Under those contracts the companies are getting paid less because, ironically, international oil and gas prices have fallen due to a global glut.
"They simply cannot produce the gas cheaply enough to make money on their export business," Mr Robertson said.
"But what they're doing is they're making that up by gouging the east coast consumer.
"The high price is entirely due to cartel-like behaviour."
The companies are rejecting the accusation they are running a cartel.
"I think that shows a fundamental misunderstanding of Australia's east coast gas market, what export contracts and oil-linked export contracts mean, and what it means to be a stable investment ready destination, honouring and meeting its contracts," Mr Close said.
But Mr Robertson thinks the big producers are uneconomic.
He believes they are pursuing Northern Territory gas because they contracted to export more gas than they had access to, and invested in more LNG processing capacity in Queensland than they could fill.
"They are pursuing a loss making business because they basically can't afford to write off their plants at Gladstone," he said.
"And that is what in the end will happen, I believe, to at least half of them within two years. I believe you'll see them shut down, because they are the high cost producer in the world and we are in a massive global glut of LNG.
"Barring some major supply disruption like a geopolitical event, like a war, the glut's not going to go soon."
Mr Robertson is arguing that unless there's a big international price increase, Northern Territory gas will be too expensive for either the domestic or export markets.
"You cannot be producing gas at $7.50 and selling it for $6.90 on the spot market in Japan, as you are currently, it just doesn't work," he said.
But the companies believe the Territory's remote Beetaloo Basin, south of Mataranka, contains such a large and high quality resource, it shouldn't be written off.
"Commerciality at this point cannot be known without more data," Mr Close said.
"It will really come down to the well performance, the amount of gas that each well produces, the amount of liquids that each well produces and the cost of those wells.
"And until we know those data, these predictions made by analysts, they aren't accurate, they're based on false assumptions without data."
More work is needed: Santos
According to Santos chief Kevin Gallagher, the economics — and whether development is worthwhile — are unknown until the explorers can appraise and test the resources underground.
"Santos is positioning itself as the lowest cost onshore developer of gas resources across onshore Australia, and as such, we are confident that if it can be developed economically Santos will be the company that can do that," Mr Gallagher said.
Central Australian producer Central Petroleum is continuing to develop its operation in Mereenie field near Alice Springs, because that doesn't require fracking.
Its managing director Richard Cottee is bullish about the prospects for expanding the Territory gas industry because he expects the cost of piping gas will come down.

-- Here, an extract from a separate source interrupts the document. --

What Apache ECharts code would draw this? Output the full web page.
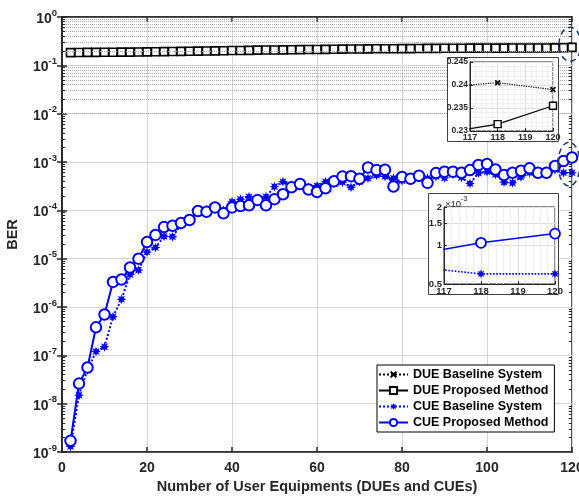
<!DOCTYPE html>
<html><head><meta charset="utf-8">
<script src="https://cdn.jsdelivr.net/npm/echarts@6/dist/echarts.min.js"></script>
<style>html,body{margin:0;padding:0;background:#fff}#c{width:579px;height:498px}</style>
</head><body><div id="c"></div>
<script>
// ---------------- data ----------------
const xValues = [2,4,6,8,10,12,14,16,18,20,22,24,26,28,30,32,34,36,38,40,42,44,46,48,50,52,54,56,58,60,
  62,64,66,68,70,72,74,76,78,80,82,84,86,88,90,92,94,96,98,100,102,104,106,108,110,112,114,116,118,120];

const dueBaseline = [0.190,0.191,0.192,0.193,0.194,0.194,0.195,0.196,0.197,0.198,
  0.199,0.200,0.201,0.202,0.204,0.205,0.206,0.207,0.209,0.210,
  0.211,0.212,0.214,0.215,0.216,0.217,0.218,0.219,0.220,0.221,
  0.222,0.223,0.224,0.225,0.226,0.227,0.228,0.228,0.229,0.230,
  0.230,0.231,0.232,0.232,0.233,0.234,0.234,0.235,0.235,0.236,
  0.236,0.237,0.237,0.238,0.238,0.239,0.239,0.2395,0.2405,0.239];

const dueProposed = [0.183,0.184,0.185,0.185,0.186,0.187,0.188,0.188,0.189,0.190,
  0.191,0.192,0.193,0.194,0.196,0.197,0.198,0.199,0.201,0.202,
  0.203,0.204,0.206,0.207,0.208,0.209,0.210,0.211,0.212,0.213,
  0.214,0.215,0.216,0.217,0.218,0.219,0.220,0.220,0.221,0.222,
  0.222,0.223,0.224,0.224,0.225,0.226,0.226,0.227,0.227,0.228,
  0.227,0.227,0.228,0.228,0.229,0.229,0.229,0.2295,0.2315,0.2355];

const cueBaseline = [1.3e-9,1.5e-8,5.0e-8,1.2e-7,1.5e-7,6.3e-7,1.45e-6,4.7e-6,5.8e-6,1.37e-5,
  1.7e-5,2.9e-5,2.85e-5,5.0e-5,6.8e-5,9.0e-5,1.0e-4,1.2e-4,1.0e-4,1.5e-4,
  1.7e-4,1.9e-4,1.6e-4,1.9e-4,3.1e-4,3.9e-4,3.3e-4,3.3e-4,3.0e-4,3.2e-4,
  3.9e-4,3.6e-4,3.8e-4,3.0e-4,3.9e-4,4.6e-4,5.3e-4,5.0e-4,4.6e-4,4.1e-4,
  4.2e-4,4.8e-4,4.6e-4,5.0e-4,4.7e-4,5.5e-4,4.8e-4,3.6e-4,5.9e-4,6.3e-4,
  5.5e-4,3.8e-4,3.7e-4,4.9e-4,6.0e-4,5.6e-4,5.6e-4,6.9e-4,6.0e-4,6.0e-4];

const cueProposed = [1.7e-9,2.6e-8,5.6e-8,3.8e-7,7.0e-7,3.3e-6,3.7e-6,6.6e-6,1.0e-5,2.2e-5,
  3.1e-5,4.5e-5,4.8e-5,5.5e-5,6.3e-5,9.7e-5,9.3e-5,1.15e-4,8.7e-5,1.15e-4,
  1.23e-4,1.27e-4,1.63e-4,1.27e-4,1.7e-4,2.15e-4,3.0e-4,3.5e-4,2.7e-4,2.4e-4,
  2.85e-4,4.0e-4,5.0e-4,5.1e-4,4.5e-4,7.7e-4,6.8e-4,6.9e-4,3.1e-4,4.9e-4,
  4.5e-4,5.2e-4,3.7e-4,5.9e-4,6.3e-4,6.3e-4,6.0e-4,6.8e-4,8.7e-4,9.1e-4,
  7.0e-4,5.4e-4,6.0e-4,6.6e-4,7.4e-4,6.0e-4,6.0e-4,8.3e-4,1.05e-3,1.24e-3];

const seriesNames = ['DUE Baseline System','DUE Proposed Method','CUE Baseline System','CUE Proposed Method'];
const xAxisTitle = 'Number of User Equipments (DUEs and CUEs)';
const yAxisTitle = 'BER';
const xTickStep = 20;
const yDecades = [-9,-8,-7,-6,-5,-4,-3,-2,-1,0];
const insetXRange = [117,120];
const inset1YTicks = [0.23,0.235,0.24,0.245];
const inset2YTicks = [0.0005,0.001,0.0015,0.002];

// ---------------- helpers ----------------
const FONT = '"Liberation Sans", Arial, Helvetica, sans-serif';
const TXT = '#262626';
const pairs = arr => xValues.map((x,i)=>[x, arr[i]]);
const insetPairs = arr => xValues.map((x,i)=>[x, arr[i]]).filter(p=>p[0]>=insetXRange[0]-1);

function starPath(n, R, r){
  let d = '';
  for(let i=0;i<2*n;i++){
    const a = Math.PI*i/n - Math.PI/2;
    const rad = i%2===0 ? R : r;
    d += (i===0?'M':'L') + (R+rad*Math.cos(a)).toFixed(2)+','+(R+rad*Math.sin(a)).toFixed(2);
  }
  return 'path://'+d+'Z';
}
const STAR = starPath(8, 10, 5);
const XMARK = 'path://M2,0L5,3L8,0L10,2L7,5L10,8L8,10L5,7L2,10L0,8L3,5L0,2Z';

// minor grid values (2..9 within each decade)
const minorVals = [];
yDecades.slice(0,-1).forEach(e=>{ for(let k=2;k<=9;k++) minorVals.push(k*Math.pow(10,e)); });

const chart = echarts.init(document.getElementById('c'), null, {renderer:'canvas'});

const lineBase = {type:'line', animation:false, clip:true};

const option = {
  animation:false,
  backgroundColor:'#fff',
  textStyle:{fontFamily:FONT},
  grid:[
    {left:62, right:7, top:17, bottom:46, show:true, borderColor:TXT, borderWidth:1.5, backgroundColor:'#fff', z:0, outerBoundsMode:'none', containLabel:false},
    {left:470, top:62, width:83, height:69, show:true, borderColor:TXT, borderWidth:1, backgroundColor:'#fff', z:20, outerBoundsMode:'none', containLabel:false},
    {left:444, top:207, width:111, height:77, show:true, borderColor:TXT, borderWidth:1, backgroundColor:'#fff', z:20, outerBoundsMode:'none', containLabel:false}
  ],
  xAxis:[
    {type:'value', gridIndex:0, min:0, max:120, interval:xTickStep,
     name:xAxisTitle, nameLocation:'middle', nameGap:27,
     nameTextStyle:{fontFamily:FONT, fontWeight:'bold', fontSize:14.5, color:TXT},
     axisLine:{show:true, lineStyle:{color:TXT, width:1.5}},
     axisTick:{inside:true, length:5, lineStyle:{color:TXT, width:1.5}},
     axisLabel:{fontFamily:FONT, fontWeight:'bold', fontSize:14, color:TXT, margin:9},
     splitLine:{show:true, lineStyle:{color:'#d4d4d4', width:1}}},
    {type:'value', gridIndex:0, position:'top', min:0, max:120, interval:xTickStep,
     axisLine:{show:true, lineStyle:{color:TXT, width:1.5}},
     axisTick:{inside:true, length:5, lineStyle:{color:TXT, width:1.5}},
     axisLabel:{show:false}, splitLine:{show:false}},
    {type:'value', gridIndex:1, min:insetXRange[0], max:insetXRange[1], interval:1, z:21,
     axisLine:{show:true, lineStyle:{color:TXT, width:1}},
     axisTick:{inside:true, length:3, lineStyle:{color:TXT}},
     axisLabel:{fontFamily:FONT, fontWeight:'bold', fontSize:9, color:TXT, margin:2},
     splitLine:{show:true, lineStyle:{color:'#dedede'}},
     minorTick:{show:false}, minorSplitLine:{show:true, lineStyle:{color:'#f0f0f0'}}},
    {type:'value', gridIndex:2, min:insetXRange[0], max:insetXRange[1], interval:1, z:21,
     axisLine:{show:true, lineStyle:{color:TXT, width:1}},
     axisTick:{inside:true, length:3, lineStyle:{color:TXT}},
     axisLabel:{fontFamily:FONT, fontWeight:'bold', fontSize:9.5, color:TXT, margin:2},
     splitLine:{show:true, lineStyle:{color:'#dedede'}},
     minorSplitLine:{show:true, lineStyle:{color:'#f0f0f0'}}}
  ],
  yAxis:[
    {type:'log', logBase:10, gridIndex:0, min:1e-9, max:1, interval:1, splitNumber:9,
     name:yAxisTitle, nameLocation:'middle', nameGap:42, nameRotate:90,
     nameTextStyle:{fontFamily:FONT, fontWeight:'bold', fontSize:14.5, color:TXT},
     axisLine:{show:true, lineStyle:{color:TXT, width:1.5}},
     axisTick:{inside:true, length:5, lineStyle:{color:TXT, width:1.5}},
     axisLabel:{margin:5, formatter:v=>'{b|10}{s|'+Math.round(Math.log10(v))+'}',
       rich:{b:{fontFamily:FONT, fontWeight:'bold', fontSize:14, color:TXT, padding:[4,0,0,0]},
             s:{fontFamily:FONT, fontWeight:'bold', fontSize:9.5, color:TXT, verticalAlign:'top'}}},
     splitLine:{show:true, lineStyle:{color:'#d4d4d4', width:1}}},
    {type:'log', logBase:10, gridIndex:0, position:'right', min:1e-9, max:1, interval:1, splitNumber:9,
     axisLine:{show:true, lineStyle:{color:TXT, width:1.5}},
     axisTick:{inside:true, length:5, lineStyle:{color:TXT, width:1.5}},
     axisLabel:{show:false}, splitLine:{show:false}},
    {type:'value', gridIndex:1, min:0.23, max:0.245, interval:0.005, z:21,
     axisLine:{show:true, lineStyle:{color:TXT, width:1}},
     axisTick:{inside:true, length:3, lineStyle:{color:TXT}},
     axisLabel:{fontFamily:FONT, fontWeight:'bold', fontSize:8.5, color:TXT, margin:2},
     splitLine:{show:true, lineStyle:{color:'#dedede'}},
     minorSplitLine:{show:true, lineStyle:{color:'#f0f0f0'}}},
    {type:'log', logBase:10, gridIndex:2, min:0.0005, max:0.002, z:21,
     axisLine:{show:true, lineStyle:{color:TXT, width:1}},
     axisTick:{inside:true, length:3, lineStyle:{color:TXT}, customValues:inset2YTicks},
     axisLabel:{fontFamily:FONT, fontWeight:'bold', fontSize:9.5, color:TXT, margin:2,
       customValues:inset2YTicks, formatter:v=>String(+(v*1000).toFixed(2))},
     splitLine:{show:true, lineStyle:{color:'#dedede'}}}
  ],
  legend:{
    data:seriesNames, orient:'vertical', left:377, top:365,
    backgroundColor:'#fff', borderColor:'#000', borderWidth:1,
    padding:[3,6,3,1], itemGap:3, itemWidth:29, itemHeight:9, selectedMode:false,
    textStyle:{fontFamily:FONT, fontWeight:'bold', fontSize:12.5, color:'#000'}, z:30
  },
  series:[
    {...lineBase, name:'_grid', xAxisIndex:0, yAxisIndex:0, data:[], z:1, silent:true,
     markLine:{silent:true, symbol:['none','none'], label:{show:false}, animation:false,
       lineStyle:{type:'dotted', color:'#a8a8a8', width:1},
       data:minorVals.map(v=>({yAxis:v}))}},
    {...lineBase, name:'_ticks', xAxisIndex:0, yAxisIndex:0, data:[], z:5, silent:true,
     markLine:{silent:true, symbol:['none','none'], label:{show:false}, animation:false,
       lineStyle:{type:'solid', color:TXT, width:1},
       data:minorVals.map(v=>[{coord:[0,v]},{coord:[0.75,v]}]).concat(minorVals.map(v=>[{coord:[119.25,v]},{coord:[120,v]}]))}},
    {...lineBase, name:seriesNames[0], xAxisIndex:0, yAxisIndex:0, data:pairs(dueBaseline), z:3,
     lineStyle:{color:'#000', type:'dotted', width:1.5}, symbol:XMARK, symbolSize:7, itemStyle:{color:'#000'}},
    {...lineBase, name:seriesNames[1], xAxisIndex:0, yAxisIndex:0, data:pairs(dueProposed), z:3,
     lineStyle:{color:'#000', width:1.5}, symbol:'rect', symbolSize:8,
     itemStyle:{color:'#fff', borderColor:'#000', borderWidth:1.6}},
    {...lineBase, name:seriesNames[2], xAxisIndex:0, yAxisIndex:0, data:pairs(cueBaseline), z:3,
     lineStyle:{color:'#0000ff', type:'dotted', width:2}, symbol:STAR, symbolSize:10, itemStyle:{color:'#0000ff'}},
    {...lineBase, name:seriesNames[3], xAxisIndex:0, yAxisIndex:0, data:pairs(cueProposed), z:3,
     lineStyle:{color:'#0000ff', width:2}, symbol:'circle', symbolSize:10.5,
     itemStyle:{color:'#fff', borderColor:'#0000ff', borderWidth:2}},
    // inset 1
    {...lineBase, name:seriesNames[0], xAxisIndex:2, yAxisIndex:2, data:insetPairs(dueBaseline), z:22,
     lineStyle:{color:'#000', type:'dotted', width:1.2}, symbol:XMARK, symbolSize:6, itemStyle:{color:'#000'}},
    {...lineBase, name:seriesNames[1], xAxisIndex:2, yAxisIndex:2, data:insetPairs(dueProposed), z:22,
     lineStyle:{color:'#000', width:1.2}, symbol:'rect', symbolSize:7,
     itemStyle:{color:'#fff', borderColor:'#000', borderWidth:1.4}},
    // inset 2
    {...lineBase, name:seriesNames[2], xAxisIndex:3, yAxisIndex:3, data:insetPairs(cueBaseline), z:22,
     lineStyle:{color:'#0000ff', type:'dotted', width:1.6}, symbol:STAR, symbolSize:9, itemStyle:{color:'#0000ff'}},
    {...lineBase, name:seriesNames[3], xAxisIndex:3, yAxisIndex:3, data:insetPairs(cueProposed), z:22,
     lineStyle:{color:'#0000ff', width:1.6}, symbol:'circle', symbolSize:10,
     itemStyle:{color:'#fff', borderColor:'#0000ff', borderWidth:1.8}}
  ]
};
chart.setOption(option);

// annotations (insets frames, ellipses) positioned relative to data
const last = xValues.length-1;
const p1 = chart.convertToPixel({xAxisIndex:0, yAxisIndex:0}, [xValues[last], dueProposed[last]]);
const pc = chart.convertToPixel({xAxisIndex:0, yAxisIndex:0}, [xValues[last], Math.sqrt(cueProposed[last]*cueBaseline[last])]);
chart.setOption({
  graphic:[
    {type:'rect', z:10, shape:{x:447.5, y:57.5, width:111, height:84}, style:{fill:'#fff', stroke:'#404040', lineWidth:1}},
    {type:'rect', z:10, shape:{x:428.5, y:193.5, width:130, height:101}, style:{fill:'#fff', stroke:'#404040', lineWidth:1}},
    {type:'text', z:40, x:445, y:196, style:{text:'{a|×10}{b|-3}', rich:{a:{fontFamily:FONT, fontSize:9.5, fill:TXT, padding:[3,0,0,0]}, b:{fontFamily:FONT, fontSize:7, fill:TXT, verticalAlign:'top'}}}},
    {type:'ellipse', z:40, shape:{cx:p1[0]-2, cy:p1[1]-3, rx:11, ry:17}, style:{fill:'none', stroke:'#203864', lineWidth:1.5, lineDash:[6,4]}},
    {type:'ellipse', z:40, shape:{cx:pc[0]-3, cy:pc[1]-1, rx:11, ry:22}, style:{fill:'none', stroke:'#203864', lineWidth:1.5, lineDash:[6,4]}}
  ]
});
</script></body></html>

"COAG and the Federal Government have bit the bullet of pipeline reform, the first tranche of which went through in August," he said.
"That will reduce the costs of piping gas, and also give the economic signal to encourage more investments in increasing supply."
Deloitte predicts the global gas glut will last until 2024.
Ms Cullinane is warning the United States, Russia and Qatar are producing gas at a fraction of Australian costs.
"There is a gap, that we need to very actively work on to close, but that being said, we can bring to bear some of the newest digital technologies and predictive analytics to be able to reduce that gap," she said.
And she believes Darwin has the potential to become a major gas hub.
"I believe the Northern Territory can turn its competitive disadvantage, its remoteness, into an advantage, and the way to do that is to co-locate companies in a cluster," she said.
"Darwin LNG has been joined by Shell, with the development of Prelude LNG and the Supply Base in Darwin, as well as Inpex, a massive project with onshore LNG processing, so it's now truly a tipping point where the Territory can become a global leader in gas."